'The Exorcist' turns 40 (and the pea soup stains still remain)
The movie The Exorcist isn't a product of the '80s. It was more of a demon of the '80s. The first time I saw it, I was 14 years old and my friends and I had somehow watched it late at night -- either on VHS or TV, the fear has fogged the exact details. Watching it after dark was mistake No. 1. Not turning it off after the first 15 minutes, and thus subjecting ourselves to nightmares that probably still have a toe-hold in a corner of our brains, that was our second mistake. The only thing I did right? Never watching it again.

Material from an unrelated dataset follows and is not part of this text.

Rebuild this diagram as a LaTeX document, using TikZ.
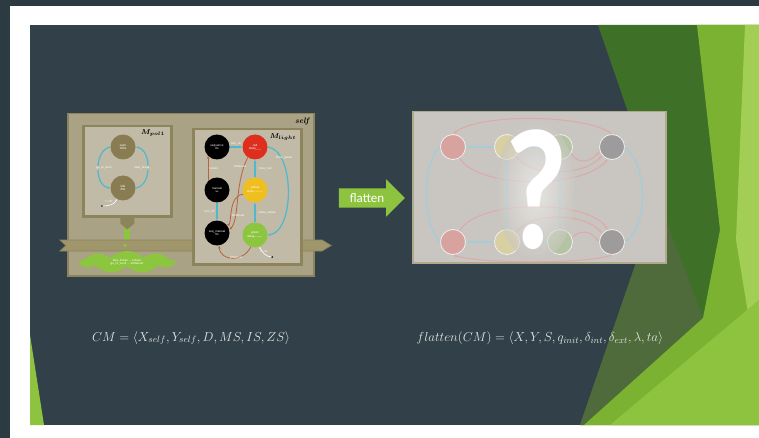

The Exorcist is officially 40 years old today, having made its New York debut on June 19, 1973. The story of a young girl (played by Linda Blair) who is seemingly possessed by a demon is quite the quotable movie. Just not very quotable on a blog like this. "Your mother ...." yeah, you know the rest. (BTW, that vulgar line was changed to "Your mother still rots in hell" on TV versions. Still pretty upsetting.)
Here are five learned I didn't know about The Exorcist on its big birthday.
1. TRUE STORY: Yes, The Exorcist is based on a 1971 novel, which was based on a real-life exorcism. The entire story comes from diaries of the attending priest and involved a young boy in the late 1940s in Maryland. The ritual of exorcism was performed more than 30 times before the "demon" was released. Click here for the full story.
2. BIG WINNER: The Exorcist was nominated for 10 Academy Awards, unheard of for a horror film. It would win only two: best adapted screenplay and best sound mixing. It lost the best-picture award to The Sting.
3. COOL ROOM: It took four air conditioners to cool the bedroom to the necessary temperature of 30 to 40 degrees below zero. Once, with the added moisture of having an entire film crew in the room, it began snowing.
4. BOX OFFICE CHAMP: If adjusted for inflation, The Exorcist would be the top-grossing R-rated film of all time (and Warner Bros.'s highest grossing film of all time).
5. THE PEA SOUP: Yes, the "vomit" hurled at the priest in the movie is actually condensed pea soup. IMDB.com says it was the Anderson brand of soup, because the crew didn't like the consistency of Campbell's.